The New York Times
No other living writer is able as brilliantly as V. S. Naipaul both to clarify and to enhance the mystery of writing. And yet Literary Occasions constitutes anything but a fairy tale of success. Rather, it is a complex testament not only to the struggle of one man against great odds to be ''that noble thing,'' but also to the place and purpose of the writer in the world: the ''triumph over darkness.'' — Lynn Freed
Publishers Weekly
One imagines many readers are still absorbing The Writer and the World, Naipaul's magisterial collection of deeply opinionated global political reports and cultural meditations that was released last August, covering the last four decades of the Nobel laureate's nonfiction work. The paperback of Writer pubs a month before this book, which collects Naipaul's literary prose, a mixed bag including everything from reminiscences of his laconic childhood approach toward writing to his 1983 foreword to his celebrated 1961 novel, A House for Mr.

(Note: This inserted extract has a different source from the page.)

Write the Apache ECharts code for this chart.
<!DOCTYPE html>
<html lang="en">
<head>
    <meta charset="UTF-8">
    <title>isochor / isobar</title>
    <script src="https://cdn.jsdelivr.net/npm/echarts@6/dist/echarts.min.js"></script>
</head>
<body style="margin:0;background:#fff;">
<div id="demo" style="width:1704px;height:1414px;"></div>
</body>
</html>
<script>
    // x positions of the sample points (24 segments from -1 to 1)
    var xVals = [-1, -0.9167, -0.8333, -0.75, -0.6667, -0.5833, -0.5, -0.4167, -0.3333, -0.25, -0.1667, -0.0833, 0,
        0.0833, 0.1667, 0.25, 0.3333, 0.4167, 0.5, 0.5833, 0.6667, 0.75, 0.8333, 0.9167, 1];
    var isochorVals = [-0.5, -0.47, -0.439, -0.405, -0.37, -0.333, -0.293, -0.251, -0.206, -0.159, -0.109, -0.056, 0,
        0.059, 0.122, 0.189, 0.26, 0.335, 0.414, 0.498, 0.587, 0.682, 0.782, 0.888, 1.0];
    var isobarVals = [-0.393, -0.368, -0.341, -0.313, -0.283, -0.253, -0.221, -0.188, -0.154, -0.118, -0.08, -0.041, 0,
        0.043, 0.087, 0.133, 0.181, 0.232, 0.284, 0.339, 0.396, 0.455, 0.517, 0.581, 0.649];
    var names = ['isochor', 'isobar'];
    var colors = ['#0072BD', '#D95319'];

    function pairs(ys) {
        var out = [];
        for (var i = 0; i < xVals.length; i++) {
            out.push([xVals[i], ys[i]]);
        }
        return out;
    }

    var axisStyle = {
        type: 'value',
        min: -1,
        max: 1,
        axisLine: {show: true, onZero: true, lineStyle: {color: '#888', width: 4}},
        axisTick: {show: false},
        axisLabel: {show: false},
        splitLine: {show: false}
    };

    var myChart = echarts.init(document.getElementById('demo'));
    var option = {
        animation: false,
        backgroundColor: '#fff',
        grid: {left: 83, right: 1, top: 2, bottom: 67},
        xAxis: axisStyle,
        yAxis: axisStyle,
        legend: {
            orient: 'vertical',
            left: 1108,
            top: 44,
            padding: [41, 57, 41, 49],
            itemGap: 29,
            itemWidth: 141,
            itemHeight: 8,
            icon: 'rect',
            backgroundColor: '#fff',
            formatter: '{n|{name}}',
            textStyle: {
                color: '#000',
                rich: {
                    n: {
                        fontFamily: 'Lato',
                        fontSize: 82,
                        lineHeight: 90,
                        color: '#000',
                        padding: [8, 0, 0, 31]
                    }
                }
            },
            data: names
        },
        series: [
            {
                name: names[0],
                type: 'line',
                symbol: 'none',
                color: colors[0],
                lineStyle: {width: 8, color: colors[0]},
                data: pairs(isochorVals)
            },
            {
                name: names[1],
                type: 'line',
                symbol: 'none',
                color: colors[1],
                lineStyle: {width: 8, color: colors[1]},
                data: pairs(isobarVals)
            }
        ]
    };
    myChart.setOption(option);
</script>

Biswas. Indeed, the most substantial piece here, "Prologue to an Autobiography," is also 20 years old and also previously published, as are the other 10 entries here. All touch on Naipaul's Trinidadian upbringing and coming-of-age or his adult writing life in one way or another; together, they form a literary autobiography that has its apotheosis in the most recent piece, Naipaul's 2001 Nobel lecture, "Two Worlds," which notes, "When I began I had no idea of the way ahead. I wished only to do a book." He has done many; this book is for readers interested in their sources. (Sept. 7) Copyright 2003 Reed Business Information.
Library Journal
"Literature is the sum of its discoveries," writes Naipaul in "Reading and Writing," one of ten essays in the Nobel laureate's most recent work. This collection, which includes "Two Worlds" (the Nobel lecture) and the foreword to A House for Mr. Biswas, reflects an extraordinary life influenced by the desire to write and to understand the impact of literature-in essence, a collection of Naipaul's discoveries about his history, culture, and existence as an outsider. Naipaul was born in Trinidad in 1932 of East Indian parentage and after graduating from Oxford in the mid-1950s relentlessly pursued his desire to be a writer-a desire born in large part of his father's influence. The role of Naipaul's father, himself a news writer, is just one of many themes that bind the essays together to provide some insight into what it meant to be "a little ridiculous and unlikely" and to be East Indian in Trinidad. The themes of cultural purity, cultural confusion, and the impact of colonialism are always present. The literary impact of such novelists as Conrad and Kipling highlight the cultural tension Naipaul often describes in his stories. This diverse collection allows the reader to gain a better understanding of the complex web of themes that permeate Naipaul's work. Highly recommended for all public and academic libraries, especially as a complement to Naipaul's previous works.-Valeda F. Dent, Hunter Coll., New York Copyright 2003 Reed Business Information.
Kirkus Reviews
This miscellany of essays and reviews is a pendant to the 2001 Nobel laureate's recent Between Father and Son: Family Letters (2000) and The Writer and the World (2002). The contents, introduced and edited by novelist Pankaj Mishra, appear in microcosm in the 1998 prologue, "Reading and Writing," which briefly surveys Naipaul's upbringing in his native Trinidad, accession to understanding of his family's Indian heritage, and early literary enthusiasms and efforts. Further information (and, unfortunately, numbing repetition) appears in three personal essays capped by a lengthy, fascinating "Fragment of an Autobiography" (1982), which is very informative about the use Naipaul made of neighbors and acquaintances as models for characters in his first book, Miguel Street, and the powerful influence of his father Seepersad, a hardworking journalist and modestly gifted writer of short stories whose inability to realize his literary goals condemned him to increasing and debilitating "hysteria . . . [and] fear of extinction." There follow forewords to his father's single published book and to a later edition of Naipual's 1961 masterpiece A House for Mr. Biswas. Next, thoughtful reviews of "Indian Autobiographies" (including Mohandas Ghandi's) and of a new biography of Rudyard Kipling (whom Naipaul greatly admired), followed by "Conrad's Darkness and Mine," a penetrating analysis of the blending of romance and realism in the work of the writer to whom Naipaul is perhaps most indebted and akin. Finally, a postscript consisting of Naipaul's Nobel acceptance speech ("Two Worlds"), which repeats biographical details already present in preceding pages, but does re-emphasize the outsider's "caste sense"that made him feel alienated from the "worlds" of literary culture and a career-long reliance on "intuition" as opposed to agendas or ideologies ("I have no guiding political idea"). The writing is, as expected, consistently eloquent and astute-but even sympathetic readers will grow weary of hammer-blow repetitions of the same central points. Naipaul is still Naipaul. But he isn't especially well served by a very uneven volume that really seems to have been hastily assembled rather than carefully edited.